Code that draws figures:
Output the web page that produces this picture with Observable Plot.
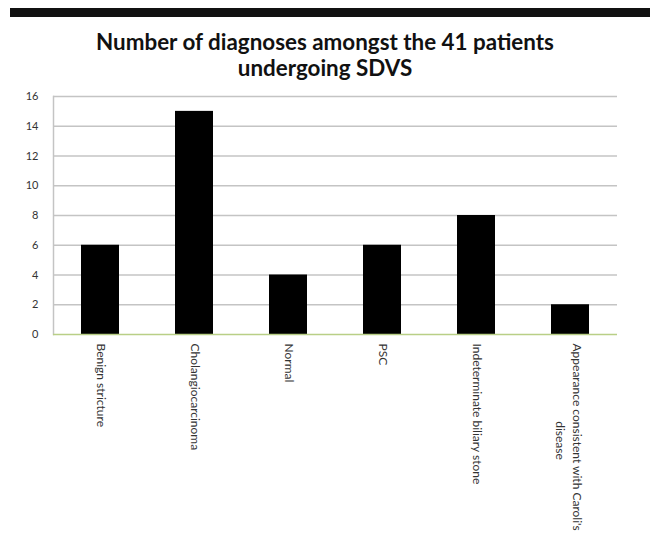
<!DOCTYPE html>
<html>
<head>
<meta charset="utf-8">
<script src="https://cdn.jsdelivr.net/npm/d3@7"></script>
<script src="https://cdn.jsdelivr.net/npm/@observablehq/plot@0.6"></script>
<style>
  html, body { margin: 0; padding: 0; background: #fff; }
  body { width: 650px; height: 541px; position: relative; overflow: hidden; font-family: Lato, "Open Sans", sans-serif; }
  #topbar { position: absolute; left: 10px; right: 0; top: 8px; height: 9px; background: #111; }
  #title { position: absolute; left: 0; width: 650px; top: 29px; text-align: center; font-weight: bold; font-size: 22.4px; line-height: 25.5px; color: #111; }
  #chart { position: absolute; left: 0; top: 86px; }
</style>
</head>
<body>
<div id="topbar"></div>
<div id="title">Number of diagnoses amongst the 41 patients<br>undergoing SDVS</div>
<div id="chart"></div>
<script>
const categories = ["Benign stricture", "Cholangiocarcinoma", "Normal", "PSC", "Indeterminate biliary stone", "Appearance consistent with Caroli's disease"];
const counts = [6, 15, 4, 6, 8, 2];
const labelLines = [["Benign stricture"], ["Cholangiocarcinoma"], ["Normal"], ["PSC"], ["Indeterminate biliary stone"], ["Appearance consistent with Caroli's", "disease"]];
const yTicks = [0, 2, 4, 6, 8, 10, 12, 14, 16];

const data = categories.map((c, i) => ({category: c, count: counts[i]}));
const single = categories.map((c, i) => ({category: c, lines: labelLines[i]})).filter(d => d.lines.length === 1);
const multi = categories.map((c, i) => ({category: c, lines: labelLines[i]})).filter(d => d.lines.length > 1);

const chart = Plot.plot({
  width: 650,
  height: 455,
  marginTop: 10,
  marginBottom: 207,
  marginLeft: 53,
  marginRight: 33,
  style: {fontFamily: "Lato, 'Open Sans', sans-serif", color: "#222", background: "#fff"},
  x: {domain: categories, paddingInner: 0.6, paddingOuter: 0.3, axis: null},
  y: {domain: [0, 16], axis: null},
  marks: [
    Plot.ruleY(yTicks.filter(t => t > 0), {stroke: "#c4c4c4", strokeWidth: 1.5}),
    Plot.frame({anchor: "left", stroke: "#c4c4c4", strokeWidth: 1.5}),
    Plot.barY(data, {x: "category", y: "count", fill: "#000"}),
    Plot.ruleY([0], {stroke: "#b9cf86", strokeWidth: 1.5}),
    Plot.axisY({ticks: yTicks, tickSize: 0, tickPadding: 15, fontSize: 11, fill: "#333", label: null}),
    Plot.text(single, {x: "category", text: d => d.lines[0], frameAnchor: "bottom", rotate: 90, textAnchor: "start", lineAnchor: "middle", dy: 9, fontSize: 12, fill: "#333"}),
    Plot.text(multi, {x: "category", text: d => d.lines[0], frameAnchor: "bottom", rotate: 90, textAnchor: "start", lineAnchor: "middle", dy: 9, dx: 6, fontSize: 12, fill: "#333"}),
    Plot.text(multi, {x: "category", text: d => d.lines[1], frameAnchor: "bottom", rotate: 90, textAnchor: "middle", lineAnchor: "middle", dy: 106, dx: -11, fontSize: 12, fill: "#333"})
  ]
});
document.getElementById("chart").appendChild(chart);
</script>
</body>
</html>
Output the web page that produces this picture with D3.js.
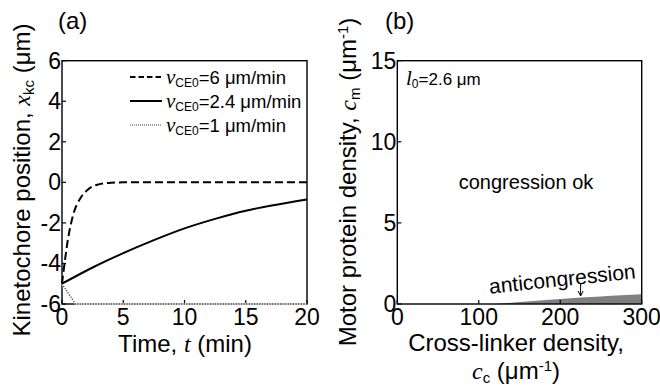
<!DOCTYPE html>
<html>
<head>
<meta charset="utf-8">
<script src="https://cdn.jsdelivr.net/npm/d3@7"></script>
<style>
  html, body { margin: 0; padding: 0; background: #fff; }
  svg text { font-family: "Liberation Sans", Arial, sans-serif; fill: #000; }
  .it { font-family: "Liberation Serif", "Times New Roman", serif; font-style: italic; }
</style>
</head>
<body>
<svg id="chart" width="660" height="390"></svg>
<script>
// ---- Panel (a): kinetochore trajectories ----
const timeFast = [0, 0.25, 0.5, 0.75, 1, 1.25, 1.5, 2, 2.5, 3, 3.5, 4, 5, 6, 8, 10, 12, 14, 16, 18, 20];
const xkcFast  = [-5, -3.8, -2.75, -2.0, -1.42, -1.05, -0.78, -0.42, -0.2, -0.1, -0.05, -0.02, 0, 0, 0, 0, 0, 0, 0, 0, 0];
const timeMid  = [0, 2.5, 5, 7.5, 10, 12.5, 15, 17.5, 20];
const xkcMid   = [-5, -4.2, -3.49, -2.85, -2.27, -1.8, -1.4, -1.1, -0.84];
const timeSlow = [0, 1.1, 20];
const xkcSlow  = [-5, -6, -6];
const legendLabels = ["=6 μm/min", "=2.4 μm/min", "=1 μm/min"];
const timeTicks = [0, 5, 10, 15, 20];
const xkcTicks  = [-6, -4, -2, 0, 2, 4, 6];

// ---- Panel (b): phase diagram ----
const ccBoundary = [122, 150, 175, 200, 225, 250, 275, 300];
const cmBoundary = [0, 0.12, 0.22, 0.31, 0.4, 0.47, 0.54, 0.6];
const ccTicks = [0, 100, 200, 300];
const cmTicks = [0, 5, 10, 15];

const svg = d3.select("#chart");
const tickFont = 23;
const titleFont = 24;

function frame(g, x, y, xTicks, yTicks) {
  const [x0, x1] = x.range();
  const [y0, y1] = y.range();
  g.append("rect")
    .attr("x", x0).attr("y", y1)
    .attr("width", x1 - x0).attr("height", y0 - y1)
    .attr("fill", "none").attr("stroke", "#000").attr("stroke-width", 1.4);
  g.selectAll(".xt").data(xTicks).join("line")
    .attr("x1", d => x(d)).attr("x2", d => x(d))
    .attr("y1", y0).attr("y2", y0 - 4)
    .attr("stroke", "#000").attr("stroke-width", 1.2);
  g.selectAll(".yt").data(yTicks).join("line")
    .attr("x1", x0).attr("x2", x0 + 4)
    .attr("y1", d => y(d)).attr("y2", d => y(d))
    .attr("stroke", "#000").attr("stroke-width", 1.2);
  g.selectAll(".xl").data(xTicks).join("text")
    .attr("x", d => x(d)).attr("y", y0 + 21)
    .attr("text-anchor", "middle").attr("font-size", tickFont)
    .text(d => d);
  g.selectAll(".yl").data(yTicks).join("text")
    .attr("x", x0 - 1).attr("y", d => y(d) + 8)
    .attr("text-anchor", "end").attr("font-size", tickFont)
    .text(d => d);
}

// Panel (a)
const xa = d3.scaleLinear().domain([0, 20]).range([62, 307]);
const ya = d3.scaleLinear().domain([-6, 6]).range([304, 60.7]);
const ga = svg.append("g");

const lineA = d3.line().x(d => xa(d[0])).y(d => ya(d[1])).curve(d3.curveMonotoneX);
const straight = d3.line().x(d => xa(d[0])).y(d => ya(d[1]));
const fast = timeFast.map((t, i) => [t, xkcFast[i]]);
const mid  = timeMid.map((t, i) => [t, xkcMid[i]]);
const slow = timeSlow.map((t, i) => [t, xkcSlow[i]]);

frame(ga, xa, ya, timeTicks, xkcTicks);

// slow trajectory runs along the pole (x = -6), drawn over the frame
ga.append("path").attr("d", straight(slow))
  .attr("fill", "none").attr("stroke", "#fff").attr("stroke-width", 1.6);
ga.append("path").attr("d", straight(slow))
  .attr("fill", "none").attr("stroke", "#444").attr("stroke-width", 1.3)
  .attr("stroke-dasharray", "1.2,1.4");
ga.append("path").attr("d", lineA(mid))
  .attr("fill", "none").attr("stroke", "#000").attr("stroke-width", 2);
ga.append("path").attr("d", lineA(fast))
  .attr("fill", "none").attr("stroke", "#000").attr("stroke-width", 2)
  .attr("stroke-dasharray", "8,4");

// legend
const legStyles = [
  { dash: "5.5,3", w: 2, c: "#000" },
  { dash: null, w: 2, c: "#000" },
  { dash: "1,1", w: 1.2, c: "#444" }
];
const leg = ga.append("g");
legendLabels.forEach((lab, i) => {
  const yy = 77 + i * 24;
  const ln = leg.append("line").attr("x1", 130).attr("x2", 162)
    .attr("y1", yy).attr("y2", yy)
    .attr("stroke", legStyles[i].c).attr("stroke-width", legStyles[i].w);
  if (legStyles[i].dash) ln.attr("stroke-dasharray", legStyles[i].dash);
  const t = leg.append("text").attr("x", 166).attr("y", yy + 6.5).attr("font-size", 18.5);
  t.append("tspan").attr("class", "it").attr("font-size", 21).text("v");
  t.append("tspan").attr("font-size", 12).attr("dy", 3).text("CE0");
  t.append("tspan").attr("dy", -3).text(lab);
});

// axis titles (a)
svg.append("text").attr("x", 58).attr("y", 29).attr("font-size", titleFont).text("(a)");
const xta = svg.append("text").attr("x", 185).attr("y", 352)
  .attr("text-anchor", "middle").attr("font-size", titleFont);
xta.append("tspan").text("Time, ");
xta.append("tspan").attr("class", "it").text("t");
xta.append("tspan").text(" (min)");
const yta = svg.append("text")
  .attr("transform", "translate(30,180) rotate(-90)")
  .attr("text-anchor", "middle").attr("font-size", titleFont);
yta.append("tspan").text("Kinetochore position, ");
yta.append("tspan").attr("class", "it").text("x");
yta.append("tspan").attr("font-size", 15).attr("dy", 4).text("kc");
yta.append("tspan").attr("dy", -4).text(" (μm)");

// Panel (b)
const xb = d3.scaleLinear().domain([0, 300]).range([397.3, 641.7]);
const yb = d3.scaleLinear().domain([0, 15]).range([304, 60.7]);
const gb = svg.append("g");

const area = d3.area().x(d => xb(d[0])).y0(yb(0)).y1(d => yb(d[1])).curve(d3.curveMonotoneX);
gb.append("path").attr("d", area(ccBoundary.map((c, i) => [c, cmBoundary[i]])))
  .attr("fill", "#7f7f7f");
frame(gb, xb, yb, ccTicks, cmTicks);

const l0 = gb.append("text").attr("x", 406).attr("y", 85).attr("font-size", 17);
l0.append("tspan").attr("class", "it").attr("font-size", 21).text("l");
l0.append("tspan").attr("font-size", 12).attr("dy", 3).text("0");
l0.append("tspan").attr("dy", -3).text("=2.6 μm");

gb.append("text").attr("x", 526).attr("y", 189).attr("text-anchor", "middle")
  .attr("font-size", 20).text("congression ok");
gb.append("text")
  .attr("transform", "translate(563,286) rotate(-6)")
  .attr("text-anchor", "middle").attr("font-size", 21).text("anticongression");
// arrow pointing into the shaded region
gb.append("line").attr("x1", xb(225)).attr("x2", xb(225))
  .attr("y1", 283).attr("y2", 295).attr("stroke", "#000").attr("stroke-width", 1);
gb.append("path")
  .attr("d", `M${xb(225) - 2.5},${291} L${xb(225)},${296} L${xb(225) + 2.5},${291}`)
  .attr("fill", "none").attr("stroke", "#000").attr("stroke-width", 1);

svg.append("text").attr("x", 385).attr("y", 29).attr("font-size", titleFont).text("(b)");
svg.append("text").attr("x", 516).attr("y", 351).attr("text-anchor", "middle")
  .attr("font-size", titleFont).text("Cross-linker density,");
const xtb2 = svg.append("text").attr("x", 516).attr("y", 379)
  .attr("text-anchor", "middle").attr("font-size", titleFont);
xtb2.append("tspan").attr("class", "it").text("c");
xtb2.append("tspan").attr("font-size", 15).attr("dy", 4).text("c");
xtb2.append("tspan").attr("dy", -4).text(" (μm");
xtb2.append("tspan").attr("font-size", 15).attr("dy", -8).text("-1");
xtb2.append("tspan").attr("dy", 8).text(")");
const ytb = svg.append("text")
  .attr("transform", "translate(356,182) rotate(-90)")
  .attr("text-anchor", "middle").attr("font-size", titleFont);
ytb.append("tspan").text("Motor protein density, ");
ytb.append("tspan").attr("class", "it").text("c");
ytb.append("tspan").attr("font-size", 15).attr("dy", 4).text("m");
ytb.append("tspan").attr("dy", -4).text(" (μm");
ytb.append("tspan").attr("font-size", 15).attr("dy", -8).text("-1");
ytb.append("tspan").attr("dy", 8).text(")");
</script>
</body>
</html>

Task instructions :: Count the lines of these entries that hold the string "produces", and give only that number.

Completed exercise :: 2